WHAT TO DO. Starting at the line containing "Emit a Python" and ending at the line containing "edgecolor='black', linewidth=1.5, zorder=3)", reproduce each line exactly as written, with both end lines included and all pictures omitted.

DATA TO USE.
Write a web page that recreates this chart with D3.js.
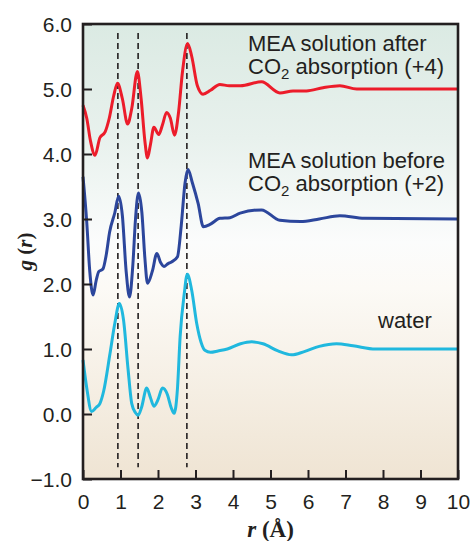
<!DOCTYPE html>
<html>
<head>
<meta charset="utf-8">
<script src="https://cdn.jsdelivr.net/npm/d3@7"></script>
<style>
  body { margin: 0; background: #fff; }
  svg { display: block; }
  .tick text { font-family: "Liberation Sans", Arial, sans-serif; font-size: 21px; fill: #231f20; }
  .note { font-family: "Liberation Sans", Arial, sans-serif; font-size: 22px; fill: #231f20; }
  .axlabel { font-family: "Liberation Serif", "DejaVu Serif", serif; font-weight: bold; fill: #231f20; }
</style>
</head>
<body>
<svg id="chart" width="472" height="541"></svg>
<script>
// values
var waterR = [0, 0.1, 0.23, 0.35, 0.45, 0.55, 0.72, 0.85, 0.97, 1.08, 1.2, 1.3, 1.4, 1.47, 1.56, 1.7, 1.8, 1.89, 2.0, 2.12, 2.25, 2.35, 2.43, 2.52, 2.59, 2.7, 2.78, 2.9, 3.03, 3.15, 3.25, 3.4, 3.6, 3.85, 4.2, 4.5, 4.8, 5.2, 5.56, 5.9, 6.3, 6.76, 7.2, 7.8, 8.5, 10];
var waterG = [0.83, 0.40, 0.04, 0.10, 0.16, 0.35, 0.93, 1.40, 1.70, 1.45, 0.70, 0.16, 0.02, -0.02, 0.10, 0.40, 0.25, 0.12, 0.22, 0.40, 0.30, 0.10, 0.01, 0.40, 1.19, 1.85, 2.15, 1.90, 1.40, 1.10, 0.98, 0.95, 0.97, 1.00, 1.08, 1.11, 1.08, 0.97, 0.91, 0.96, 1.04, 1.08, 1.05, 1.0, 1.0, 1.0];

var beforeR = [0, 0.1, 0.18, 0.27, 0.35, 0.42, 0.53, 0.62, 0.71, 0.85, 0.95, 1.05, 1.15, 1.24, 1.33, 1.4, 1.48, 1.57, 1.65, 1.72, 1.85, 1.97, 2.07, 2.16, 2.26, 2.36, 2.52, 2.62, 2.72, 2.8, 2.92, 3.07, 3.21, 3.4, 3.65, 3.92, 4.19, 4.76, 5.25, 5.8, 6.3, 6.85, 7.5, 10];
var beforeG = [3.65, 2.95, 2.20, 1.83, 2.05, 2.19, 2.23, 2.45, 2.80, 3.10, 3.35, 3.05, 2.20, 1.80, 2.30, 3.00, 3.40, 3.10, 2.40, 2.01, 2.20, 2.47, 2.33, 2.27, 2.31, 2.34, 2.42, 2.90, 3.55, 3.76, 3.55, 3.24, 2.88, 2.92, 3.01, 3.02, 3.09, 3.14, 2.98, 2.96, 3.0, 3.05, 3.01, 3.0];

var afterR = [0, 0.1, 0.2, 0.32, 0.45, 0.59, 0.7, 0.82, 0.92, 1.05, 1.19, 1.3, 1.45, 1.55, 1.65, 1.72, 1.8, 1.89, 2.02, 2.12, 2.23, 2.33, 2.44, 2.55, 2.65, 2.79, 2.9, 3.05, 3.2, 3.4, 3.65, 3.9, 4.2, 4.76, 5.25, 5.6, 5.96, 6.4, 6.85, 7.3, 8, 10];
var afterG = [4.75, 4.55, 4.20, 3.98, 4.25, 4.34, 4.55, 4.90, 5.09, 4.85, 4.46, 4.70, 5.27, 4.85, 4.20, 3.94, 4.15, 4.41, 4.30, 4.45, 4.64, 4.55, 4.29, 4.65, 5.25, 5.70, 5.50, 5.05, 4.92, 4.98, 5.07, 5.05, 5.05, 5.11, 4.94, 4.97, 4.97, 5.02, 5.05, 5.0, 5.0, 5.0];

var peakR = [0.93, 1.47, 2.77];   // dashed guide lines
var xTicks = [0, 1, 2, 3, 4, 5, 6, 7, 8, 9, 10];
var yTicks = [-1, 0, 1, 2, 3, 4, 5, 6];

var margin = {left: 83, right: 14, top: 24, bottom: 62};
var W = 472, H = 541;
var svg = d3.select("#chart");

var x = d3.scaleLinear().domain([0, 10]).range([margin.left, W - margin.right]);
var y = d3.scaleLinear().domain([-1, 6]).range([H - margin.bottom, margin.top]);

/* background gradient */
var defs = svg.append("defs");
var grad = defs.append("linearGradient").attr("id", "bg")
  .attr("x1", 0).attr("y1", 0).attr("x2", 0).attr("y2", 1);
grad.append("stop").attr("offset", "0%").attr("stop-color", "#dbeae3");
grad.append("stop").attr("offset", "25%").attr("stop-color", "#e8f1ed");
grad.append("stop").attr("offset", "48%").attr("stop-color", "#fbfcfc");
grad.append("stop").attr("offset", "58%").attr("stop-color", "#fcfaf6");
grad.append("stop").attr("offset", "100%").attr("stop-color", "#efe4d3");

svg.append("rect")
  .attr("x", x(0)).attr("y", y(6))
  .attr("width", x(10) - x(0)).attr("height", y(-1) - y(6))
  .attr("fill", "url(#bg)");

/* dashed guides */
svg.append("g").selectAll("line")
  .data(peakR).enter().append("line")
  .attr("x1", function(d) { return x(d); })
  .attr("x2", function(d) { return x(d); })
  .attr("y1", y(5.86)).attr("y2", y(-0.82))
  .attr("stroke", "#231f20")
  .attr("stroke-width", 1.6)
  .attr("stroke-dasharray", "6,4");

/* curves */
var line = d3.line()
  .x(function(d) { return x(d[0]); })
  .y(function(d) { return y(d[1]); })
  .curve(d3.curveMonotoneX);

var series = [
  {r: waterR, g: waterG, color: "#20b8de"},
  {r: beforeR, g: beforeG, color: "#2c469c"},
  {r: afterR, g: afterG, color: "#ec1c2a"}
];

svg.append("g").selectAll("path")
  .data(series).enter().append("path")
  .attr("d", function(s) { return line(d3.zip(s.r, s.g)); })
  .attr("fill", "none")
  .attr("stroke", function(s) { return s.color; })
  .attr("stroke-width", 3)
  .attr("stroke-linejoin", "round");

/* axes */
var xAxis = d3.axisBottom(x).tickValues(xTicks).tickSize(-9).tickPadding(18)
  .tickFormat(d3.format("d"));
var gx = svg.append("g").attr("transform", "translate(0," + y(-1) + ")").call(xAxis);

var yAxis = d3.axisLeft(y).tickValues(yTicks).tickSize(-9).tickPadding(11)
  .tickFormat(function(d) { return d3.format(".1f")(d).replace("-", "\u2212"); });
var gy = svg.append("g").attr("transform", "translate(" + x(0) + ",0)").call(yAxis);

[gx, gy].forEach(function(g) {
  g.select(".domain").remove();
  g.selectAll(".tick line").attr("stroke", "#231f20").attr("stroke-width", 2);
});
gx.selectAll(".tick text").attr("dy", "0.55em");
gy.selectAll(".tick text").attr("dy", "0.35em");

/* frame */
svg.append("rect")
  .attr("x", x(0)).attr("y", y(6))
  .attr("width", x(10) - x(0)).attr("height", y(-1) - y(6))
  .attr("fill", "none").attr("stroke", "#231f20").attr("stroke-width", 2.6);

/* annotations */
function note(xp, yp, parts) {
  var t = svg.append("text").attr("class", "note").attr("x", xp).attr("y", yp);
  parts.forEach(function(p) {
    var ts = t.append("tspan").text(p.t);
    if (p.sub) ts.attr("font-size", "15px").attr("dy", 5);
    if (p.up) ts.attr("dy", -5);
  });
}
note(248, 51, [{t: "MEA solution after"}]);
note(248, 74, [{t: "CO"}, {t: "2", sub: true}, {t: " absorption (+4)", up: true}]);
note(248, 168, [{t: "MEA solution before"}]);
note(248, 191, [{t: "CO"}, {t: "2", sub: true}, {t: " absorption (+2)", up: true}]);
note(378, 328, [{t: "water"}]);

/* axis titles */
var yl = svg.append("text").attr("class", "axlabel")
  .attr("transform", "translate(32," + ((y(6) + y(-1)) / 2) + ") rotate(-90)")
  .attr("text-anchor", "middle").attr("font-size", "21px");
yl.append("tspan").attr("font-style", "italic").text("g");
yl.append("tspan").text(" (");
yl.append("tspan").attr("font-style", "italic").text("r");
yl.append("tspan").text(")");

var xl = svg.append("text").attr("class", "axlabel")
  .attr("x", (x(0) + x(10)) / 2).attr("y", 537)
  .attr("text-anchor", "middle").attr("font-size", "23px");
xl.append("tspan").attr("font-style", "italic").text("r");
xl.append("tspan").text(" (\u00c5)");
</script>
</body>
</html>
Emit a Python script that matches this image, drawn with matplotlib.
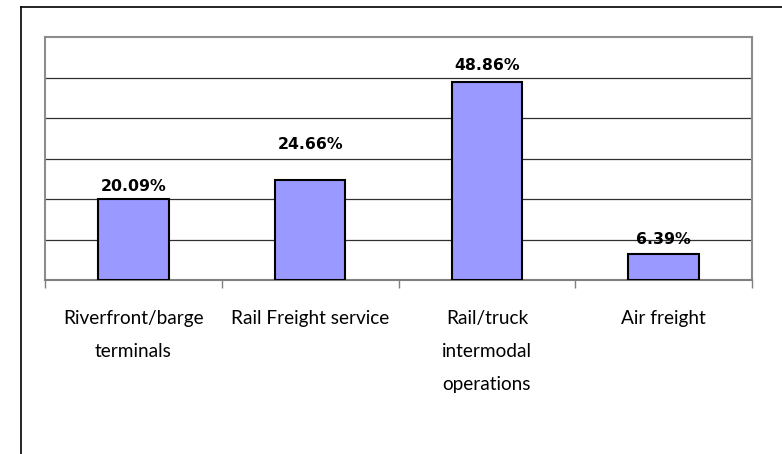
import matplotlib
matplotlib.use('Agg')
import matplotlib.pyplot as plt
from matplotlib.lines import Line2D

categories = ['Riverfront/barge\nterminals', 'Rail Freight service',
              'Rail/truck\nintermodal\noperations', 'Air freight']
values = [20.09, 24.66, 48.86, 6.39]
value_labels = ['20.09%', '24.66%', '48.86%', '6.39%']

# label gap above each bar, in points (as placed in the original)
label_gap = [5.5, 22.5, 9, 7]

plt.rcParams['font.family'] = ['Lato', 'DejaVu Sans']

W, H = 782, 454
fig = plt.figure(figsize=(W / 100, H / 100), dpi=100)
ax = fig.add_axes([45 / W, 1 - 280 / H, (752 - 45) / W, (280 - 37) / H])

x = range(len(categories))
ax.bar(x, values, width=0.40, color='#9999ff', edgecolor='black', linewidth=1.5, zorder=3)

for i, v in enumerate(values):
    ax.annotate(value_labels[i], (i, v), xytext=(0, label_gap[i]), textcoords='offset points',
                ha='center', va='baseline', fontsize=11.3, fontweight='bold',
                family='DejaVu Sans', zorder=4)

ax.set_xlim(-0.5, len(categories) - 0.5)
ax.set_ylim(0, 60)
ax.set_yticks([10, 20, 30, 40, 50])
ax.set_yticklabels([])
ax.tick_params(axis='y', length=0)
ax.grid(axis='y', color='#303030', linewidth=0.9, zorder=1)

ax.set_xticks(list(x))
ax.set_xticklabels(categories, fontsize=13.7, linespacing=2.15)
ax.tick_params(axis='x', which='major', length=0, pad=21.5)
ax.set_xticks([i - 0.5 for i in range(len(categories) + 1)], minor=True)
ax.tick_params(axis='x', which='minor', length=6, color='#808080', width=1)

for side in ['left', 'top', 'right']:
    ax.spines[side].set_color('#8c8c8c')
    ax.spines[side].set_linewidth(1.5)
ax.spines['bottom'].set_color('#808080')
ax.spines['bottom'].set_linewidth(1.5)

# outer frame (cropped chart border)
fig.add_artist(Line2D([20.5 / W, 20.5 / W], [0, 1 - 7 / H], color='black', linewidth=1.2))
fig.add_artist(Line2D([20.5 / W, 1], [1 - 7 / H, 1 - 7 / H], color='black', linewidth=1.2))

fig.savefig('out.png', dpi=100)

THE ANSWER.
Emit a Python script that matches this image, drawn with matplotlib.
import matplotlib
matplotlib.use('Agg')
import matplotlib.pyplot as plt
from matplotlib.lines import Line2D

categories = ['Riverfront/barge\nterminals', 'Rail Freight service',
              'Rail/truck\nintermodal\noperations', 'Air freight']
values = [20.09, 24.66, 48.86, 6.39]
value_labels = ['20.09%', '24.66%', '48.86%', '6.39%']

# label gap above each bar, in points (as placed in the original)
label_gap = [5.5, 22.5, 9, 7]

plt.rcParams['font.family'] = ['Lato', 'DejaVu Sans']

W, H = 782, 454
fig = plt.figure(figsize=(W / 100, H / 100), dpi=100)
ax = fig.add_axes([45 / W, 1 - 280 / H, (752 - 45) / W, (280 - 37) / H])

x = range(len(categories))
ax.bar(x, values, width=0.40, color='#9999ff', edgecolor='black', linewidth=1.5, zorder=3)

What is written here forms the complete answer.